For historical reasons, derivatives markets have not experienced the same disputes over market structure that have raged for decades (three and counting) in the securities markets. Only a dramatic change in regulatory policy carried out under authority granted to the SEC by Congress, and implemented only after years of controversy, has begun to reshape the competitive landscape in securities—and even there, it is still to early to determine whether these changes will dramatically improve competition. If futures market participants are really concerned about competition, they had better be prepared for far more drastic measures than preventing this merger or allowing that one. DOJ is incapable of doing the heavy lifting with the tools at its disposal.

I hate to say I told you so, but, well, I can’t resist. At the start of the demutualization wave in the late-1990s and 2000-2001 I opined (in writing, and at conferences like one sponsored by the Chicago Fed in 2001 or early 2002, I forget which) that by becoming more like ordinary firms, futures exchanges would become subject to the same antitrust scrutiny as ordinary firms in other industries. I don’t think this message resonated then. Regardless of what DOJ does now, however, it will soon become conventional wisdom.
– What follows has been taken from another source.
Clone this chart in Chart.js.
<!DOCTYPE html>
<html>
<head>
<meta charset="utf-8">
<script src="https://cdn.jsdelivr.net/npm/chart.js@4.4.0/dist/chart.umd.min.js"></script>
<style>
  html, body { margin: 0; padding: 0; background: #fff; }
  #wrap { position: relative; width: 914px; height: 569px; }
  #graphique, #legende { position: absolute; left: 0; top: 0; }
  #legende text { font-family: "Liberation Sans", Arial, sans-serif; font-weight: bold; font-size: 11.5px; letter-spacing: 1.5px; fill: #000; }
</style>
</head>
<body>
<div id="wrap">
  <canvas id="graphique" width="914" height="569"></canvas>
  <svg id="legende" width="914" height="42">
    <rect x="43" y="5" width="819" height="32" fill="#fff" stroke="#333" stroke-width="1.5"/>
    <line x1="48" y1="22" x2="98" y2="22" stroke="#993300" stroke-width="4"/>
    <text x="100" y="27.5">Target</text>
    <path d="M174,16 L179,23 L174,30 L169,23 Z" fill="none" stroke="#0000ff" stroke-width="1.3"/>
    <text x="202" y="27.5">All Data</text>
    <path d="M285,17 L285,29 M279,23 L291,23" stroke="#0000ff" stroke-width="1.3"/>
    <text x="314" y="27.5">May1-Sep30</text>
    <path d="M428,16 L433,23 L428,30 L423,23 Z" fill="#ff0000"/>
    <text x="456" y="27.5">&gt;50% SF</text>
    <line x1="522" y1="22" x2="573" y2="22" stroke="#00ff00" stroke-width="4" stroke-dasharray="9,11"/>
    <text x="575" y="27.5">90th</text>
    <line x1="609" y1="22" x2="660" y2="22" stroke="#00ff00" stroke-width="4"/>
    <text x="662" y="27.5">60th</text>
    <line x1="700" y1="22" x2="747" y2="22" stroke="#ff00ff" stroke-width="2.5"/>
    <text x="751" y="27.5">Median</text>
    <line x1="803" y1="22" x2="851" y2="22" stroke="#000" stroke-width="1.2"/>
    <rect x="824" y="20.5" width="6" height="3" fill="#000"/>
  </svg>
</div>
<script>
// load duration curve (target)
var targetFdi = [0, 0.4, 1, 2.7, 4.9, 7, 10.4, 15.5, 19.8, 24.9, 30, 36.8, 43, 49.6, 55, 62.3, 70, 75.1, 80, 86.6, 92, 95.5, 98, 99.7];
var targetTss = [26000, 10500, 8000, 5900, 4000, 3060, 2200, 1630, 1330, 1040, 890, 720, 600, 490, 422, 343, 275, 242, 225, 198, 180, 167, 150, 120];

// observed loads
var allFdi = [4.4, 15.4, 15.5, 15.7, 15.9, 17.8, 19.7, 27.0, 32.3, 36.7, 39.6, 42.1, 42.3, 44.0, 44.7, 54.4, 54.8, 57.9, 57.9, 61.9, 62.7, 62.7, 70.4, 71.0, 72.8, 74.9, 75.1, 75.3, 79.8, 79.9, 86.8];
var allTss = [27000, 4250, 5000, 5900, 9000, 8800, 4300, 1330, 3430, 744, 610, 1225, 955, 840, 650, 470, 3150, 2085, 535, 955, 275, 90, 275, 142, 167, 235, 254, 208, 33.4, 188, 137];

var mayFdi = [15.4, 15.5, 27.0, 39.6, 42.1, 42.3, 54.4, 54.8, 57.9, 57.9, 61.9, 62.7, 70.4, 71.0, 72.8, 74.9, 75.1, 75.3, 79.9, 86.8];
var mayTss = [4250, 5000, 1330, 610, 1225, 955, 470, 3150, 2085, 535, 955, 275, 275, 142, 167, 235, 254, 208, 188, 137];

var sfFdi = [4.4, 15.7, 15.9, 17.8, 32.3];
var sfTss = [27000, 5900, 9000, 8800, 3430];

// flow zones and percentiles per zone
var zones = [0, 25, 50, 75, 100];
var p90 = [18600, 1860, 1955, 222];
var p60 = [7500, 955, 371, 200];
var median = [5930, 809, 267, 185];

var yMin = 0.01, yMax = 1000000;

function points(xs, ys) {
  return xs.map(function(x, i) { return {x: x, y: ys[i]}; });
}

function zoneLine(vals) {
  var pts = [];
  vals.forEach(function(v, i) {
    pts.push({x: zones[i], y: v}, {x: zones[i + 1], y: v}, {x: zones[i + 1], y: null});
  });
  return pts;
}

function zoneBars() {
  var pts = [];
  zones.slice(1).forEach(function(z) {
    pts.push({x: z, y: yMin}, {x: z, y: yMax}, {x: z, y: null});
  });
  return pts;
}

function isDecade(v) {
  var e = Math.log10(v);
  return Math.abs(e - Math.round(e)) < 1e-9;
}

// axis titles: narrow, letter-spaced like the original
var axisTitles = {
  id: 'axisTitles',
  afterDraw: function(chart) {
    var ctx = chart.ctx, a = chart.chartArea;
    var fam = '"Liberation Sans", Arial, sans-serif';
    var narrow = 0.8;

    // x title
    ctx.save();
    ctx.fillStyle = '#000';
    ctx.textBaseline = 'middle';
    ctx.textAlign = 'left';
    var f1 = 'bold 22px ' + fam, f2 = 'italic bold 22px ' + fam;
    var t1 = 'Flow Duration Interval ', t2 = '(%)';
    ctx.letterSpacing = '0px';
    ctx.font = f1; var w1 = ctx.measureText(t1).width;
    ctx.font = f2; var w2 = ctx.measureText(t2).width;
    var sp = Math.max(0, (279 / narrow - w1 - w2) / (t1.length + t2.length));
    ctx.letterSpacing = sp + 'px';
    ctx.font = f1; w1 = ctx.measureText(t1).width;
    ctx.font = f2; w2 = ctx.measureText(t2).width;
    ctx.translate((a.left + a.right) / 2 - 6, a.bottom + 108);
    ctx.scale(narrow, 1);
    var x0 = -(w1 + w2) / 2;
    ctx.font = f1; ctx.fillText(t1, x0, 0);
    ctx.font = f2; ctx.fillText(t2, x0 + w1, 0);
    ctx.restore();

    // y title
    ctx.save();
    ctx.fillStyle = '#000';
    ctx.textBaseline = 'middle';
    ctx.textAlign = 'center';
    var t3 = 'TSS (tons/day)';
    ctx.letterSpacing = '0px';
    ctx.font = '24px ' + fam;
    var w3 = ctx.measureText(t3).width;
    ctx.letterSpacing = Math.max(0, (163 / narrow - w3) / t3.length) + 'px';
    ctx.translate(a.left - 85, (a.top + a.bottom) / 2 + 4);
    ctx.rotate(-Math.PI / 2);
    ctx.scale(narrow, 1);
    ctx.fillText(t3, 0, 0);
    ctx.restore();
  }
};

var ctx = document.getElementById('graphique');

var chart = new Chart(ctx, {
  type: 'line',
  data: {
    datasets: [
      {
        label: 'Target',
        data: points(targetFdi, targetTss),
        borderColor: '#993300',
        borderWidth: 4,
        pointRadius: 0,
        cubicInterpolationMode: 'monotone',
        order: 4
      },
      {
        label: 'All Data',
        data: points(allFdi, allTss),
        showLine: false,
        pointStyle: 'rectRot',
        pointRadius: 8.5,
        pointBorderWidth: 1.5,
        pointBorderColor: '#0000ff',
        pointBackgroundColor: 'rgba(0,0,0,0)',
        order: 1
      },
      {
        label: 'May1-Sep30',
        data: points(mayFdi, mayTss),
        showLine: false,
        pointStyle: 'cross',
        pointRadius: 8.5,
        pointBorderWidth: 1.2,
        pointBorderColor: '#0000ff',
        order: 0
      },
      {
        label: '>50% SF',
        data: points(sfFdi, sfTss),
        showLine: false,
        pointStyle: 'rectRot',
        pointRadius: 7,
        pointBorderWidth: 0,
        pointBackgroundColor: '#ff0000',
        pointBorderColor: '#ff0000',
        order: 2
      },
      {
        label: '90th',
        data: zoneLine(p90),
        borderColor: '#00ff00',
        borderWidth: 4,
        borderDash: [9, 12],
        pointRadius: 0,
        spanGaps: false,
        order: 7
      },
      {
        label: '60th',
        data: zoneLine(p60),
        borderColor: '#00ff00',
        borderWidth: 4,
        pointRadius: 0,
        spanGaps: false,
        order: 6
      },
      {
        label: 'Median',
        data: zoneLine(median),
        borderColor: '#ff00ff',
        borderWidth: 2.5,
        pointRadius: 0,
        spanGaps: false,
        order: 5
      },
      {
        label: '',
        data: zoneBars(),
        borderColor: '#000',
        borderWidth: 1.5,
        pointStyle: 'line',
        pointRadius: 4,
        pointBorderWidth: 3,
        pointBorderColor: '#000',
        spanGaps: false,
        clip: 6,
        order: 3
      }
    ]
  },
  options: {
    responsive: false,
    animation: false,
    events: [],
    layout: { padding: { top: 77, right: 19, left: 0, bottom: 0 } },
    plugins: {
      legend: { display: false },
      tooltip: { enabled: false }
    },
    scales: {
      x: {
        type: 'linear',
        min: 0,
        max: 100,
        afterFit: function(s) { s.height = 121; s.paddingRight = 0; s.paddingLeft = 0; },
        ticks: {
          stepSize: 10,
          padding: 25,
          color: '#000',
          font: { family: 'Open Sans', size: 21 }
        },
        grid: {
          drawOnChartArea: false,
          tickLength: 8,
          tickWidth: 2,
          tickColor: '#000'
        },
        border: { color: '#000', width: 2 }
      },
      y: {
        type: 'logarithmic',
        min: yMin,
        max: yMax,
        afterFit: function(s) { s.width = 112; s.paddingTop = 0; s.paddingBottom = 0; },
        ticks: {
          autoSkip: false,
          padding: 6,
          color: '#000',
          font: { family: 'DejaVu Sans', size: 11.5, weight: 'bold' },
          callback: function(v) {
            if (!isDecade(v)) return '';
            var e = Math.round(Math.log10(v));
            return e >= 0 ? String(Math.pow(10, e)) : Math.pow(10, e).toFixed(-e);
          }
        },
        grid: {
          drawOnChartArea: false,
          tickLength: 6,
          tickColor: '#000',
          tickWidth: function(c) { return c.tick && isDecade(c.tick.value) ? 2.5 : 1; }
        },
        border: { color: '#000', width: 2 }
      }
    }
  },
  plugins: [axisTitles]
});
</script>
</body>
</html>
I should also note that I believe that the uncertainty surrounding what DOJ will do, and the recent stories to the effect that DOJ was moving to challenge the CME-CBT deal is what precipitated ICE’s move five months after the initial merger announcement. ICE is essentially long a call on what the DOJ does—if DOJ blesses the CME-CBT merger, the call will almost certainly end up out of the money because CME will win any bidding war. But if DOJ challenges the merger, or imposes unpalatable conditions (especially involving clearing) the call will be in the money. I’d put the option at the money now—and at the money calls are acutely sensitive to volatility. Uncertainty about DOJ is creating the volatility, making this a canny move by ICE. It is buying vega (or lambda, for you Greek purists) on the cheap.
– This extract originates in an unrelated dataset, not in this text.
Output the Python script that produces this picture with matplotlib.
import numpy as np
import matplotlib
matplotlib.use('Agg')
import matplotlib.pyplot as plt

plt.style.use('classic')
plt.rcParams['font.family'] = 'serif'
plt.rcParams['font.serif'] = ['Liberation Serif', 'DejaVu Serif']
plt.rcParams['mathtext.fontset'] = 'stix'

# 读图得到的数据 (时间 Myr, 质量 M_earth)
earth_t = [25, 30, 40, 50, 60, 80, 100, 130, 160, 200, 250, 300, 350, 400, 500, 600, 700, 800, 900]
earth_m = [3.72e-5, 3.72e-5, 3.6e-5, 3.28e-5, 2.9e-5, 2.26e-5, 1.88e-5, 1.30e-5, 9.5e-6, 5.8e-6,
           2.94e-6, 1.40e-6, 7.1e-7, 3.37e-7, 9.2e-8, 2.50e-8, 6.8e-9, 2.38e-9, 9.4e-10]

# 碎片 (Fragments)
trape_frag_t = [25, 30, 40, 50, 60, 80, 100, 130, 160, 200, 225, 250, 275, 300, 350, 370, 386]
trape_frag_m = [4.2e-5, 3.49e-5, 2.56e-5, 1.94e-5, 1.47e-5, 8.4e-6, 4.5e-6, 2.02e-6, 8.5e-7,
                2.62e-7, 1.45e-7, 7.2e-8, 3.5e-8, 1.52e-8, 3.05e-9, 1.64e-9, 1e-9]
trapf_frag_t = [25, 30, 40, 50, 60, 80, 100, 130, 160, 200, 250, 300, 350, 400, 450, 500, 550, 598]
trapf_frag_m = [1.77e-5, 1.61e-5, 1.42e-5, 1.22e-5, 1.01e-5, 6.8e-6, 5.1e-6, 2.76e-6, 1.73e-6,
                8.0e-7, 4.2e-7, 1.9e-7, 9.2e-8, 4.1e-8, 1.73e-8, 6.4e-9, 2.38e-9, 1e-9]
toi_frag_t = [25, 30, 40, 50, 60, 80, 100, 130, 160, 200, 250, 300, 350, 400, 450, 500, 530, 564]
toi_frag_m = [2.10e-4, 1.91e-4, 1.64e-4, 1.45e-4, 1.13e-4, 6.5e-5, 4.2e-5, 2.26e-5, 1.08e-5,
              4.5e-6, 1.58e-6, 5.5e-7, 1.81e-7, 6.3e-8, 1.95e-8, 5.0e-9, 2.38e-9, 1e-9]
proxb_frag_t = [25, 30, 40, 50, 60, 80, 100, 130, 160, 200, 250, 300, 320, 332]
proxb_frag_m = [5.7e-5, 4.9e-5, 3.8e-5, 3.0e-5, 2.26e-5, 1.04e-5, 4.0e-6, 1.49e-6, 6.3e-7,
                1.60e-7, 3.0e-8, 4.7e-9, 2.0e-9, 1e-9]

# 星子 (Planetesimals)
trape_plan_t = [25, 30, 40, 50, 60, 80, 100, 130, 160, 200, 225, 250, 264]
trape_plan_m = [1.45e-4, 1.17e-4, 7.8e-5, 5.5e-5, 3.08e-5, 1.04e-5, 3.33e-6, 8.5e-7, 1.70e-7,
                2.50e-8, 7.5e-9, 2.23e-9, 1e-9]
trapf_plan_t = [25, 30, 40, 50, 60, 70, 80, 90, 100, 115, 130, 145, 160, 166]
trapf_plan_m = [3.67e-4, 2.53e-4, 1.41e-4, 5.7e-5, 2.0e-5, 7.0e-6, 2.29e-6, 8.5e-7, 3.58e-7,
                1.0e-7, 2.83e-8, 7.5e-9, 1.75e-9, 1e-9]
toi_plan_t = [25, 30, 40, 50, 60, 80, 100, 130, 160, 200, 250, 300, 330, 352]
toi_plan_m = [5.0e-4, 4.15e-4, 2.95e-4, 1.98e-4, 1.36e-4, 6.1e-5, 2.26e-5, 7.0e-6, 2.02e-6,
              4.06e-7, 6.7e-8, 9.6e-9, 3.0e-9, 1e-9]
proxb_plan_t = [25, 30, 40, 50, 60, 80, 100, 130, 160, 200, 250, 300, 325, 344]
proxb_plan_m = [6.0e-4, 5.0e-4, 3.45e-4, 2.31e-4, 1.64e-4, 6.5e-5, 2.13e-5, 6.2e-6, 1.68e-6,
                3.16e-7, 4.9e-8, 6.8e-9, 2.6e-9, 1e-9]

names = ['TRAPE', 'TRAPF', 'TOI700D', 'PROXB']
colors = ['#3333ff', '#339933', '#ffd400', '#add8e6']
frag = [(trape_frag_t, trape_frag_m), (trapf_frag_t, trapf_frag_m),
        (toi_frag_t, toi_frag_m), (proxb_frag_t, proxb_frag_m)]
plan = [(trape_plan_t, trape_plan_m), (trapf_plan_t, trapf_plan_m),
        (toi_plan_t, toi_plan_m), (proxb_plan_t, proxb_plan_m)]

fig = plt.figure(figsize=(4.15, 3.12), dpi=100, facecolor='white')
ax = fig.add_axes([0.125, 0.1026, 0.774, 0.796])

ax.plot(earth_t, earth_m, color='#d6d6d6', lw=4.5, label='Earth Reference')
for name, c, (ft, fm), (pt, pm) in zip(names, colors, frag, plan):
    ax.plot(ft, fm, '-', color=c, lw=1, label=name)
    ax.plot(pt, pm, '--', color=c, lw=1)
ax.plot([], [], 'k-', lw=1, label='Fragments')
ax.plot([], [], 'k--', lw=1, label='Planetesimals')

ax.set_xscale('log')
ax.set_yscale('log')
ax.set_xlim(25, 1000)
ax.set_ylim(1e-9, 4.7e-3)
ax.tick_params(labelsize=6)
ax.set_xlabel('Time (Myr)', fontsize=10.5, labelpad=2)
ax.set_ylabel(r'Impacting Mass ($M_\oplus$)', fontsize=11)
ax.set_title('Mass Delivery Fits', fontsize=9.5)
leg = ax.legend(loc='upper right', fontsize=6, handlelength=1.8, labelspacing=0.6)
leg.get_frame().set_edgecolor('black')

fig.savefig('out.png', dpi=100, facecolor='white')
A couple of final thoughts.

Both ICE and CME are impressive exchanges that are technically progressive. ICE was a technology leader from the get go, by design. CME has also been a technological leader (especially by comparison with other traditional exchanges), but only after demutualization did it fully unleash its technological prowess. Hence, from an innovation prospective, the market would do well regardless of whether CME or ICE ends up owning the CBT at the end of the day.

And lastly something more provocative—and completely conjectural/speculative. We know that the main opponents to the CME-CBT merger are the major bank/investment bank/FCMs. We also know that a couple of same are major investors in ICE. Could it be . . . ? Just sayin’. No concrete evidence, but some interesting conjectures pop into my Machiavellian mind.